We turn up to Rick Astley’s stage just as he starts 'Never Gonna Give You Up'. It’s a magical moment, we are thrilled with our timing. His voice sounds great and he seems genuinely happy to be there despite the fact that we have all obviously come to see this one 20-year-old-song that is now a meme. We are so filled with joy by this experience that we turn away from the stage and semi-telepathically agree to buy matching t-shirts. They are not Rick Astley t-shirts, to be fair, but still. Rick should get a cut for our euphoria-induced purchasing decisions.

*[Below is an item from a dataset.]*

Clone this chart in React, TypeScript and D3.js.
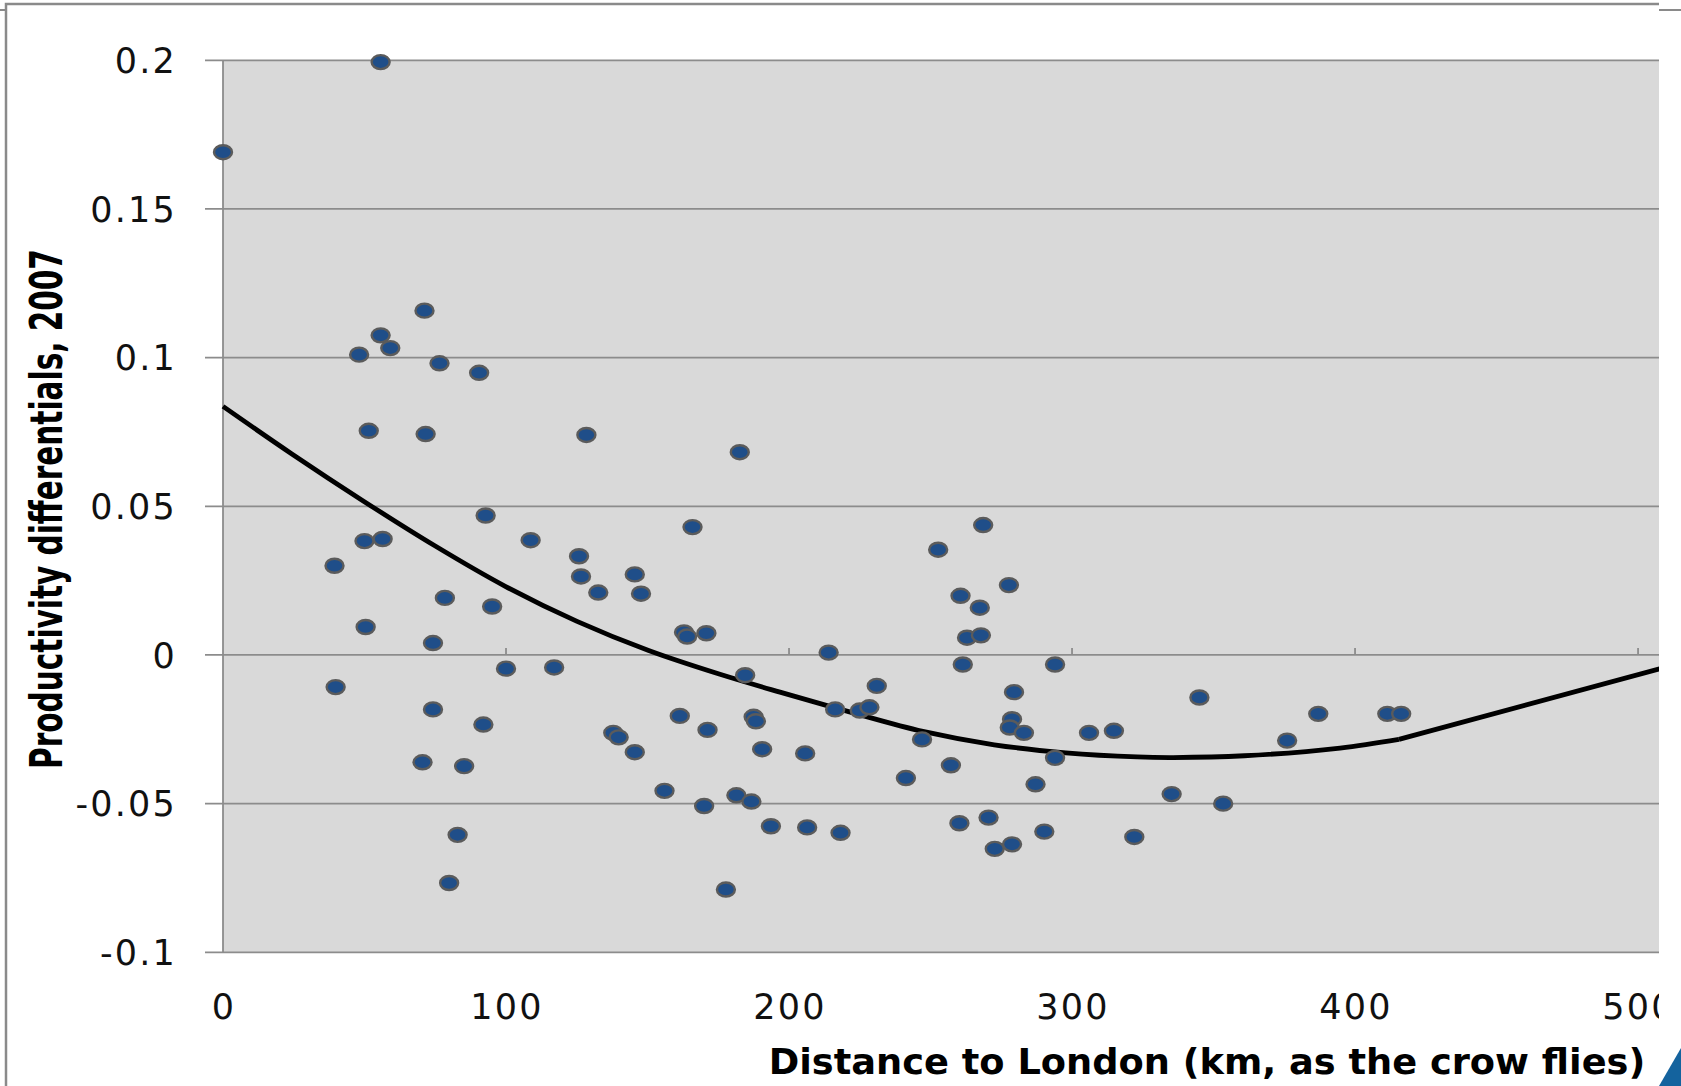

With all apologies to Rick, Sia is the easy stand-out of the weekend. She facelessly presides over her stage, all wig and dress, as a series of theatrics take place before her. Baffling, obscure theatrics involving phones and desks and panes of glass, projections that don’t work and Hollywood A-listers who may or may not actually be there, we can’t tell. It’s a bold and beautiful set. Every shot that makes it to the big screens looks like something from a music video and her voice, strong and low with just the right amount of rasp, sells 'Diamonds' better than Rihanna does. It’s not exactly wasted on the V Festival crowd, as they raise their faces to the grey sky and belt out 'Cheap Thrills' and 'Chandelier', but it might be better experienced with a better view and fewer dickheads around.
Of course Rihanna comes out half an hour late. Of course it’s raining while we wait. Of course we all get that thrill running through us when she starts singing and of course you grin and clasp your hands together and think 'She is literally the coolest person alive'. Rihanna is always somehow better and worse than you think she is going to be. She heavily favours the songs from Anti, of which she is obviously proud, but by halfway through the set my attention has wandered and I’m thinking about checking train times and dreaming wistfully of London. The kids out on My First Festival Experiences are still throwing up and passing out and pissing everywhere I look. I am no longer open to new experiences or willing to queue for a drink. A couple is having a blazing row in front of me. Someone is on someone from TOWIE’s shoulders on my left, a drunk girl trips and breaks her ankle on my right. I’m tired of all this. I want to leave this weird and in many ways much worse world, it is too full of young, selfish people and reminds me that I was once young and selfish just like them. Youth. Much like V Festival, I never ever want to go through that again.